Voyage au centre de la Terre — Matteo Berton (La Pastèque)
Cette BD magistrale aux couleurs en aplat et à la ligne claire permet de revisiter l’œuvre du même nom écrite en 1864 par le grand Jules Verne sous le talent de l’illustrateur italien Matteo Berton. Les amoureux de la science y découvriront moult clins d’œil sur la géologie, la cryptologie, la spéléologie, la botanique et la paléontologie, en conservant la tradition de Verne de s’assurer que chaque détail scientifique soit précisé. Un petit tour d’horizon des avancées technologiques de l’époque et une façon originale de redécouvrir un classique de la littérature sous la forme artistique du 9e art.
Sang merci: sous la loupe de Lambert — Yves Minogue (Véritas)
Le monde des sciences n’étant pas toujours réjouissant, avec ce roman, on tombe dans les bas-fonds des laboratoires pharmaceutiques et des visées mégalomanes de certaines gens qui usent de leurs connaissances à mauvais escient. Ce thriller, qui se déroule à Montréal, est mené par une enquêteuse qu’on se plaît à apprécier, la lieutenante Lambert qui possède un passé trouble.

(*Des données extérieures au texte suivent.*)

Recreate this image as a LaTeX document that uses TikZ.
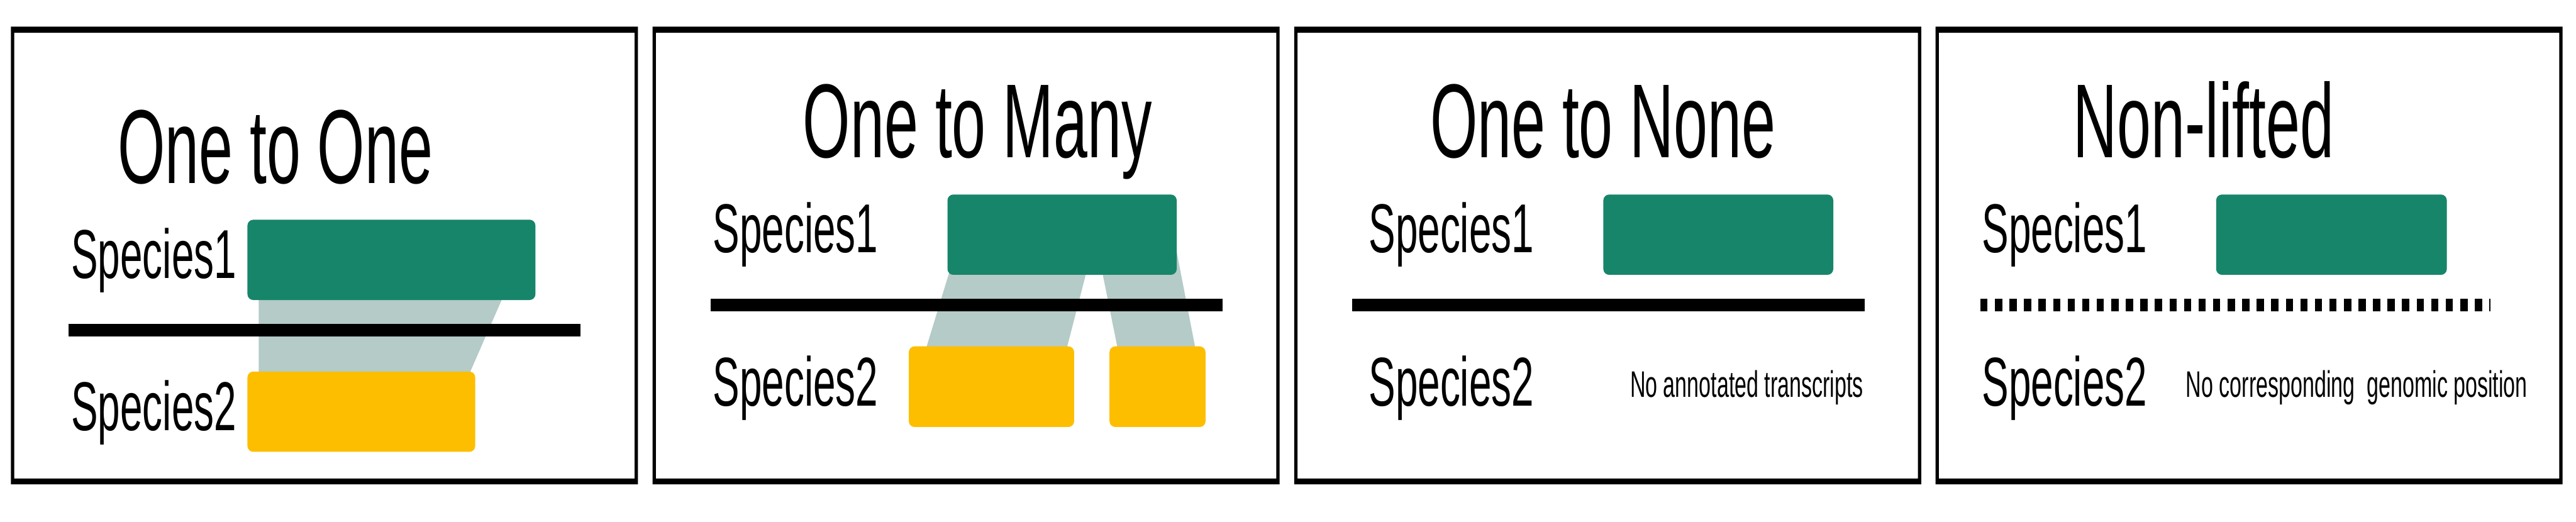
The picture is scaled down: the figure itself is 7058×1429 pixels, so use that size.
\documentclass[tikz,border=0pt]{standalone}
\usepackage{fontspec}
\newfontfamily\narrowsans[FakeStretch=0.58]{Liberation Sans}
\usetikzlibrary{positioning}

\definecolor{sonegreen}{HTML}{17856A}
\definecolor{stwoyellow}{HTML}{FEBE00}
\definecolor{liftgray}{HTML}{B4CBC7}

\begin{document}
\begin{tikzpicture}[x=0.005cm,y=-0.005cm,
  every node/.style={inner sep=0pt,anchor=base west},
  caption/.style={font=\narrowsans\fontsize{41}{49}\selectfont},
  species/.style={font=\narrowsans\fontsize{27}{32}\selectfont},
  remark/.style={font=\narrowsans\fontsize{14.4}{17}\selectfont},
  frame/.style={fill=black,even odd rule},
  geneone/.style={fill=sonegreen,rounded corners=0.08cm},
  genetwo/.style={fill=stwoyellow,rounded corners=0.08cm},
  liftband/.style={fill=liftgray},
  chrom/.style={line width=0.175cm}
]
  \useasboundingbox (0,0) rectangle (7058,1429);
  \fill[white] (0,0) rectangle (7058,1429);

  % panel frames
  \foreach \px in {30,1788,3546,5303}
    \fill[frame] (\px,73) rectangle ++(1718,1254)
                 (\px+9,90) rectangle ++(1700,1221);

  % one to one
  \fill[liftband] (709,800) -- (1384,800) -- (1279,1040) -- (709,1040) -- cycle;
  \fill[geneone] (678,602) rectangle (1467,822);
  \fill[genetwo] (678,1018) rectangle (1302,1238);
  \draw[chrom] (188,904.5) -- (1591,904.5);
  \node[caption] (oneone) at (321,502) {One to One};
  \node[species] (sp1a) at (194,762) {Species1};
  \node[species] (sp2a) at (194,1180) {Species2};

  % one to many
  \fill[liftband] (2611,713) -- (2985,713) -- (2919,969) -- (2533,969) -- cycle;
  \fill[liftband] (3009,690) -- (3224,690) -- (3278,969) -- (3065,969) -- cycle;
  \fill[geneone] (2596,533) rectangle (3224,753);
  \fill[genetwo] (2490,949) rectangle (2943,1170);
  \fill[genetwo] (3040,949) rectangle (3303,1170);
  \draw[chrom] (1947,835.5) -- (3350,835.5);
  \node[caption] (onemany) at (2199,432) {One to Many};
  \node[species] (sp1b) at (1952,692) {Species1};
  \node[species] (sp2b) at (1952,1112) {Species2};

  % one to none
  \fill[geneone] (4393,533) rectangle (5023,753);
  \draw[chrom] (3705,835.5) -- (5109,835.5);
  \node[caption] (onenone) at (3917,432) {One to None};
  \node[species] (sp1c) at (3749,692) {Species1};
  \node[species] (sp2c) at (3749,1112) {Species2};
  \node[remark] (noannot) at (4465,1088) {No annotated transcripts};

  % non-lifted
  \fill[geneone] (6072,533) rectangle (6704,753);
  \draw[chrom,dash pattern=on 0.0997cm off 0.0997cm] (5426,835.5) -- (6824,835.5);
  \node[caption] (nonlift) at (5679,432) {Non-lifted};
  \node[species] (sp1d) at (5429,692) {Species1};
  \node[species] (sp2d) at (5429,1112) {Species2};
  \node[remark] (nopos) at (5988,1088) {No corresponding\ \ genomic position};
\end{tikzpicture}
\end{document}
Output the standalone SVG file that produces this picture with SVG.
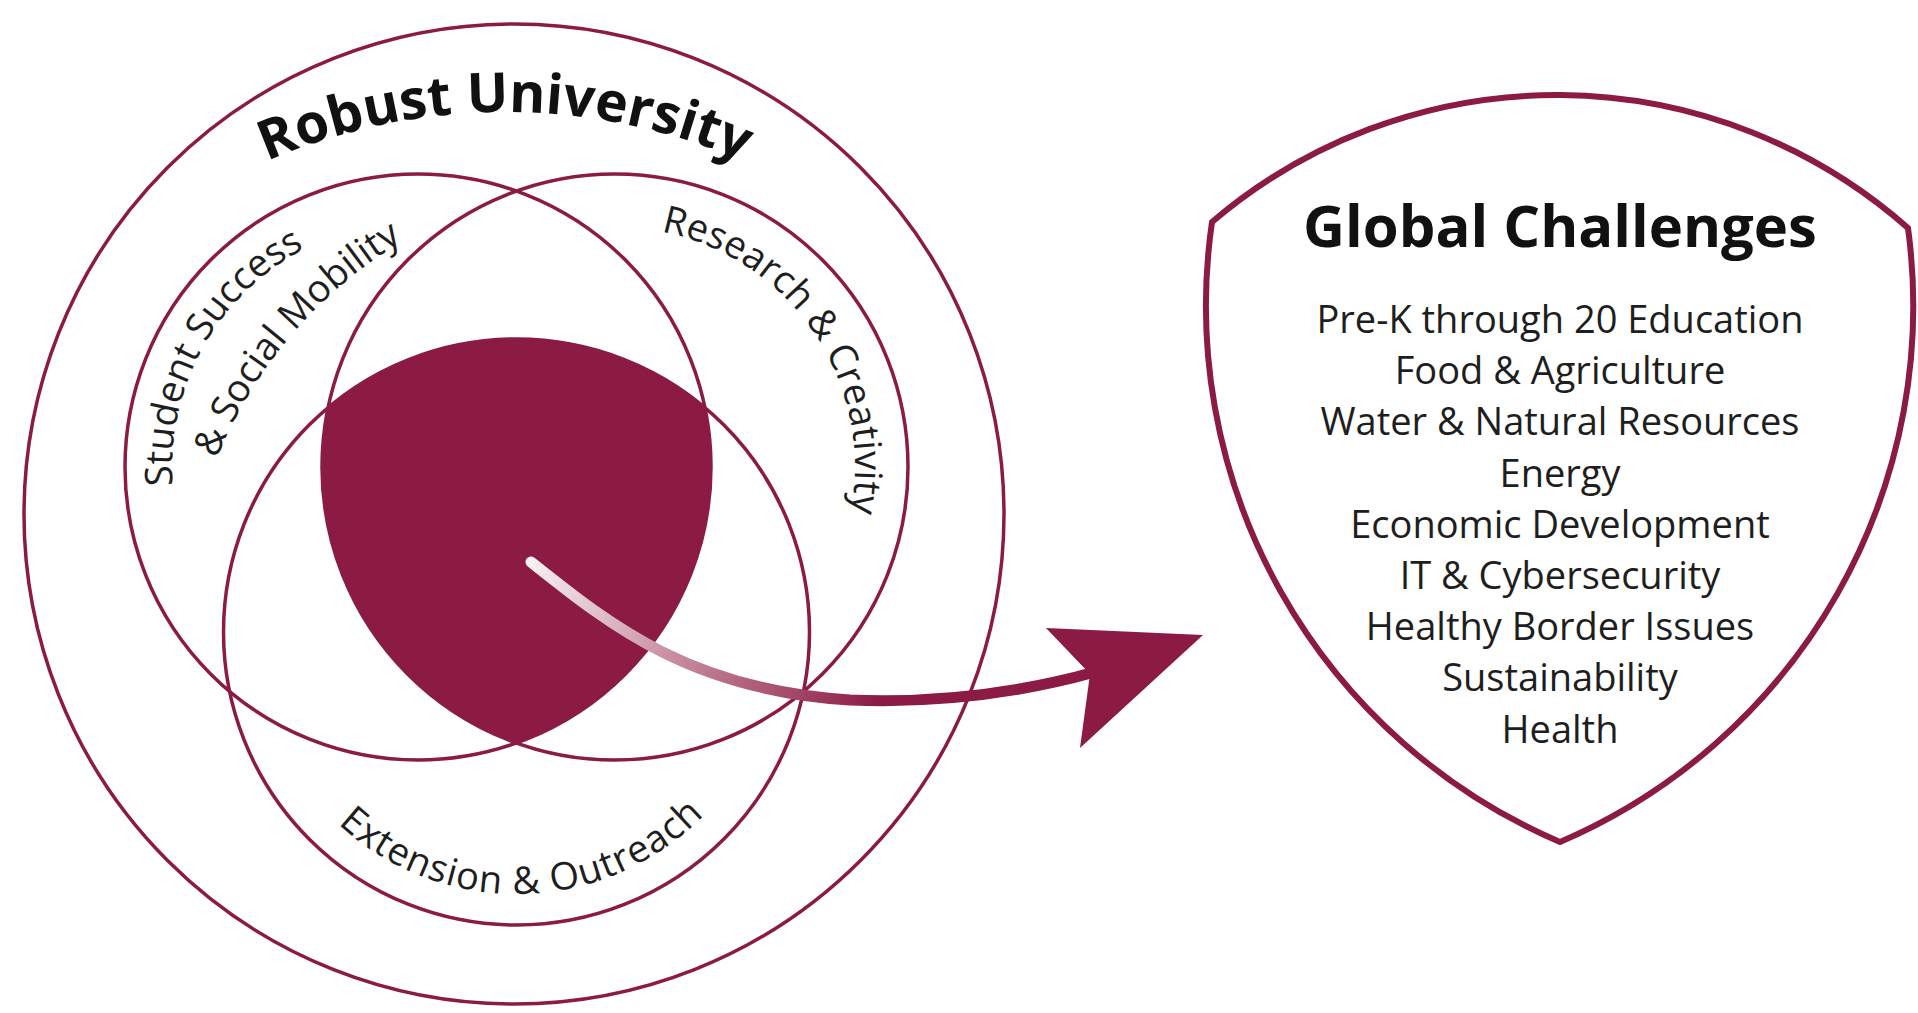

Elle devra enquêter sur une série de décès — meurtres et suicides — dont les indices l’entraînent dans l’univers de la conception de vaccins clandestins et vers un certain laboratoire dirigé par un Russe dont le mandat serait l’implantation d’un centre de recherche en virologie.
Les sables de l’Armagosa — Claire Vaye Watkins (Albin Michel)
Désastre écologique. En Californie, la sécheresse a poussé les gens à quitter le territoire. Mais tous n’ont pas déserté. Le lecteur découvrira alors un couple de marginaux qui prendra sous son aile une jeune fille, laquelle leur redonnera un semblant d’espoir pour continuer. Puisqu’une rumeur susurre qu’une colonie existe, au-delà de la dune qui menace de les envahir, qui pourrait leur offrir des jours meilleurs, le trio fonce. Le lecteur embarque ainsi dans un road-novel écologique où il comprendra que les raisons du désastre ayant mené à cette vie post-apocalyptique sont les changements climatiques et ce que les humains ont fait de leur planète.